Figure 8.

Interaction of PPAR-γ with coactivators and corepressors. PPAR-γ heteromerizes with RXR-α in a ligand-dependent manner (small blue circle inside the RXR-α molecule) in the cell nucleus. Although the preactivation of RXR-α occurs in a PPAR-γ-independent manner, it contributes to the transcriptional activity of the heterodimer. On the other hand, full transcriptional activation typically requires both RXR-α and PPAR-γ to be activated, as these receptors work cooperatively within the heterodimer. (a) As a part of the heterodimer, PPAR-γ interacts with an agonist (small green circle inside the PPAR-γ molecule) to form an agonist–receptor complex (AgRC). This interaction stabilizes PPAR-γ in the “open” conformation, favoring the recruitment of coactivators. Specifically, it creates a docking site for PGC1-α. (b) The binding of PGC1-α leads to additional structural rearrangements in PPAR-γ. (c) When in the nucleus, PPAR-γ recruits NCoA. (d) Then, the protein complex binds to histone acetyltransferases (p300 and CBP), which remodel chromatin and facilitate PPAR-γ binding to PPAR-γ responsive elements (PPREs). (e) Binding to an antagonist (small red square inside the PPAR-γ molecule) leads to the formation of antagonist–receptor complex (AnRC) and stabilizes PPAR-γ in the “closed” conformation.

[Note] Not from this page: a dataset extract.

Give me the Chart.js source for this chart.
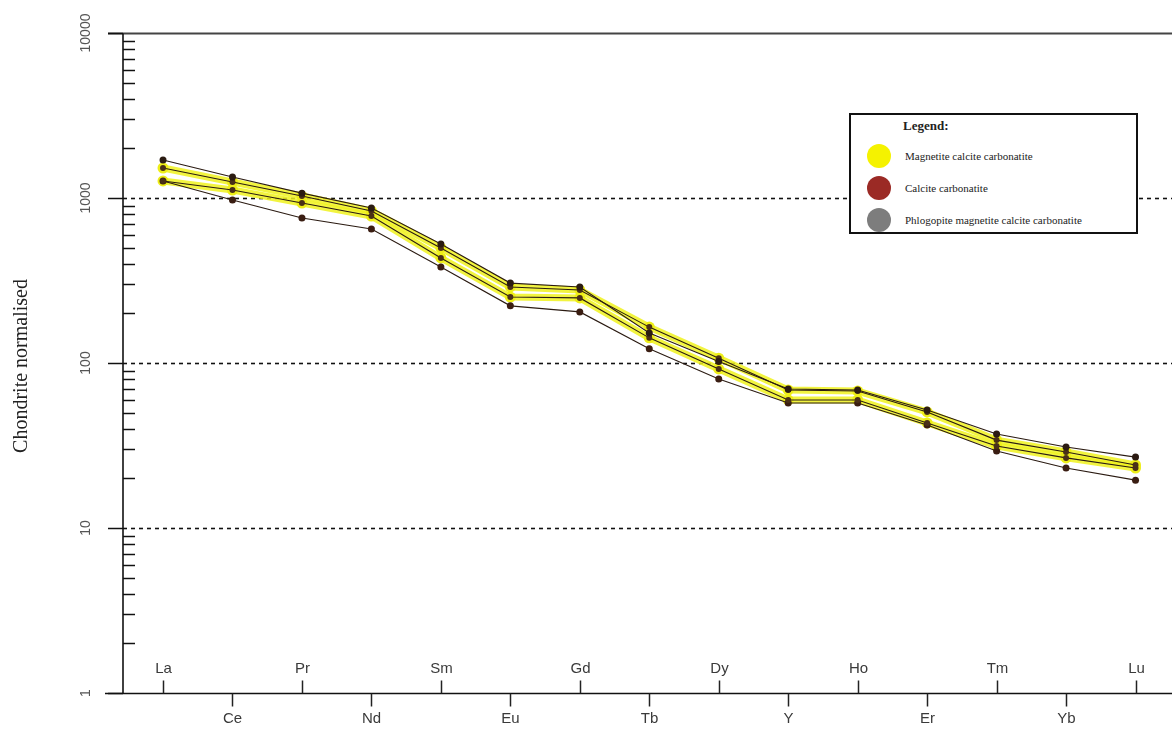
<!DOCTYPE html>
<html>
<head>
<meta charset="utf-8">
<title>Chondrite normalised REE pattern</title>
<script src="https://cdn.jsdelivr.net/npm/chart.js@4.4.1/dist/chart.umd.min.js"></script>
<style>
  html, body { margin: 0; padding: 0; background: #ffffff; }
  #wrap { position: relative; width: 1172px; height: 731px; }
  #legendBox {
    position: absolute; left: 849px; top: 113px; width: 289px; height: 121px;
    border: 2px solid #111; background: #fff; box-sizing: border-box;
    font-family: "Liberation Serif", "Times New Roman", serif; color: #222;
  }
  #legendBox .title { position: absolute; left: 52px; top: 3px; font-weight: bold; font-size: 13px; }
  #legendBox .item { position: absolute; left: 16px; height: 24px; display: flex; align-items: center; font-size: 11px; }
  #legendBox .dot { width: 24px; height: 24px; border-radius: 50%; margin-right: 14px; }
</style>
</head>
<body>
<div id="wrap">
  <canvas id="c" width="1172" height="731"></canvas>
  <div id="legendBox"></div>
</div>
<script>
// Element order along the x axis
const categories = ['La','Ce','Pr','Nd','Sm','Eu','Gd','Tb','Dy','Y','Ho','Er','Tm','Yb','Lu'];

// Chondrite-normalised concentrations per sample
const calciteUpper   = [1700, 1340, 1070, 870, 526, 305, 289, 152, 102, 69.6, 68.6, 51.9, 37.1, 31.0, 26.9];
const magnetiteUpper = [1520, 1250, 1028, 834, 498, 289, 277, 165, 107, 68.6, 67.6, 50.5, 34.1, 28.9, 24.1];
const magnetiteLower = [1268, 1118,  932, 778, 433, 251, 248, 142, 92.0, 59.7, 59.7, 43.3, 31.4, 26.6, 23.1];
const phlogopiteLow  = [1268,  972,  757, 649, 382, 222, 204, 122, 80.0, 57.2, 57.2, 42.1, 29.3, 23.1, 19.5];

// Axis ticks
const yMajorTicks = [1, 10, 100, 1000, 10000];
const yGridValues = [10, 100, 1000];

// Legend entries
const legendLabels = ['Magnetite calcite carbonatite', 'Calcite carbonatite', 'Phlogopite magnetite calcite carbonatite'];
const legendColors = ['#f5f200', '#9b2a25', '#7d7d7d'];

const toPoints = arr => arr.map((v, i) => ({ x: i, y: v }));

const DARK = '#2b1b12';
const YELLOW_BAND = 'rgba(240,242,30,0.85)';

function thinLine(data, pointColor, radius) {
  return {
    data: toPoints(data), borderColor: DARK, borderWidth: 1.1,
    pointRadius: radius, pointBackgroundColor: pointColor, pointBorderColor: pointColor,
    pointBorderWidth: 0, tension: 0, order: 1
  };
}
function yellowBand(data) {
  return {
    data: toPoints(data), borderColor: YELLOW_BAND, borderWidth: 7,
    pointRadius: 5.5, pointBackgroundColor: '#eeee18', pointBorderWidth: 0,
    borderCapStyle: 'round', borderJoinStyle: 'round', tension: 0, order: 5
  };
}

// Axes, frame, grid and labels drawn from the chart scales
const axisPlugin = {
  id: 'reeAxes',
  beforeDatasetsDraw(chart) {
    const { ctx, chartArea: a, scales: { y } } = chart;
    ctx.save();
    ctx.strokeStyle = '#111';
    ctx.lineWidth = 1.6;
    ctx.setLineDash([4, 4]);
    yGridValues.forEach(v => {
      const py = Math.round(y.getPixelForValue(v)) + 0.5;
      ctx.beginPath(); ctx.moveTo(a.left, py); ctx.lineTo(chart.width, py); ctx.stroke();
    });
    ctx.setLineDash([]);
    ctx.restore();
  },
  afterDatasetsDraw(chart) {
    const { ctx, chartArea: a, scales: { x, y } } = chart;
    const W = chart.width;
    ctx.save();
    // top frame line
    const top = Math.round(y.getPixelForValue(10000)) + 0.5;
    ctx.strokeStyle = '#444'; ctx.lineWidth = 2;
    ctx.beginPath(); ctx.moveTo(a.left - 15, top); ctx.lineTo(W, top); ctx.stroke();
    // left axis
    ctx.strokeStyle = '#111'; ctx.lineWidth = 1.6;
    ctx.beginPath(); ctx.moveTo(a.left, top); ctx.lineTo(a.left, a.bottom); ctx.stroke();
    // bottom axis
    const bot = Math.round(y.getPixelForValue(1)) + 0.5;
    ctx.beginPath(); ctx.moveTo(a.left - 18, bot); ctx.lineTo(W, bot); ctx.stroke();
    // y major ticks (outside) and minor ticks (inside)
    ctx.lineWidth = 1.5;
    yMajorTicks.forEach((v, k) => {
      const py = Math.round(y.getPixelForValue(v)) + 0.5;
      ctx.beginPath(); ctx.moveTo(a.left - 15, py); ctx.lineTo(a.left, py); ctx.stroke();
      if (k < yMajorTicks.length - 1) {
        for (let m = 2; m <= 9; m++) {
          const pm = Math.round(y.getPixelForValue(v * m)) + 0.5;
          ctx.beginPath(); ctx.moveTo(a.left, pm); ctx.lineTo(a.left + 12, pm); ctx.stroke();
        }
      }
    });
    // y tick labels, rotated
    ctx.fillStyle = '#555';
    ctx.font = '14px "Liberation Sans", Arial, sans-serif';
    ctx.textAlign = 'center'; ctx.textBaseline = 'middle';
    yMajorTicks.forEach(v => {
      const py = y.getPixelForValue(v);
      ctx.save(); ctx.translate(86, py); ctx.rotate(-Math.PI / 2);
      ctx.fillText(String(v), 0, 0); ctx.restore();
    });
    // y title
    ctx.fillStyle = '#222';
    ctx.font = '20px "Liberation Serif", "Times New Roman", serif';
    ctx.save(); ctx.translate(22, 366); ctx.rotate(-Math.PI / 2);
    ctx.fillText('Chondrite normalised', 0, 0); ctx.restore();
    // x ticks and alternating labels
    ctx.strokeStyle = '#222'; ctx.lineWidth = 1.5;
    ctx.fillStyle = '#3a3a3a';
    ctx.font = '15px "Liberation Sans", Arial, sans-serif';
    categories.forEach((c, i) => {
      const px = Math.round(x.getPixelForValue(i)) + 0.5;
      ctx.beginPath();
      if (i % 2 === 0) {
        ctx.moveTo(px, bot); ctx.lineTo(px, bot - 13); ctx.stroke();
        ctx.fillText(c, px, bot - 25);
      } else {
        ctx.moveTo(px, bot); ctx.lineTo(px, bot + 13); ctx.stroke();
        ctx.fillText(c, px, bot + 25);
      }
    });
    ctx.restore();
  }
};

new Chart(document.getElementById('c'), {
  type: 'line',
  data: {
    datasets: [
      thinLine(calciteUpper, DARK, 3.5),
      thinLine(magnetiteUpper, '#4a3018', 3),
      thinLine(magnetiteLower, '#4a3018', 3),
      thinLine(phlogopiteLow, '#3a1d12', 3.5),
      yellowBand(magnetiteUpper),
      yellowBand(magnetiteLower)
    ]
  },
  options: {
    responsive: false,
    animation: false,
    devicePixelRatio: 1,
    layout: { padding: { left: 123, top: 33, right: 0, bottom: 38 } },
    plugins: { legend: { display: false }, tooltip: { enabled: false } },
    scales: {
      x: { type: 'linear', min: -0.576, max: 14.446, display: false },
      y: { type: 'logarithmic', min: 1, max: 10000, display: false }
    }
  },
  plugins: [axisPlugin]
});

// Legend box
const box = document.getElementById('legendBox');
const t = document.createElement('div');
t.className = 'title'; t.textContent = 'Legend:';
box.appendChild(t);
legendLabels.forEach((lab, i) => {
  const row = document.createElement('div');
  row.className = 'item';
  row.style.top = (29 + i * 32) + 'px';
  const dot = document.createElement('span');
  dot.className = 'dot'; dot.style.background = legendColors[i];
  const txt = document.createElement('span'); txt.textContent = lab;
  row.appendChild(dot); row.appendChild(txt);
  box.appendChild(row);
});
</script>
</body>
</html>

This interaction prevents the recruitment of coactivators to PPAR-γ and facilitates its interaction with corepressors. (f) If the antagonist binding is reversible, PPAR-γ may exchange the antagonist for an agonist and switch back to the “open” conformation. (g) Moreover, PPAR-γ may interact with corepressors (NCoR or SMRT) that exhibit deacetylase activity, remodeling chromatin and preventing DNA-dependent RNA polymerase II from recognizing PPREs and transcribing PPAR-γ target genes. (h) Irreversible modification of the agonist binding site by an antagonist locks PPAR-γ in the “closed” conformation, preventing exchange with an agonist and subsequent activation of PPAR-γ.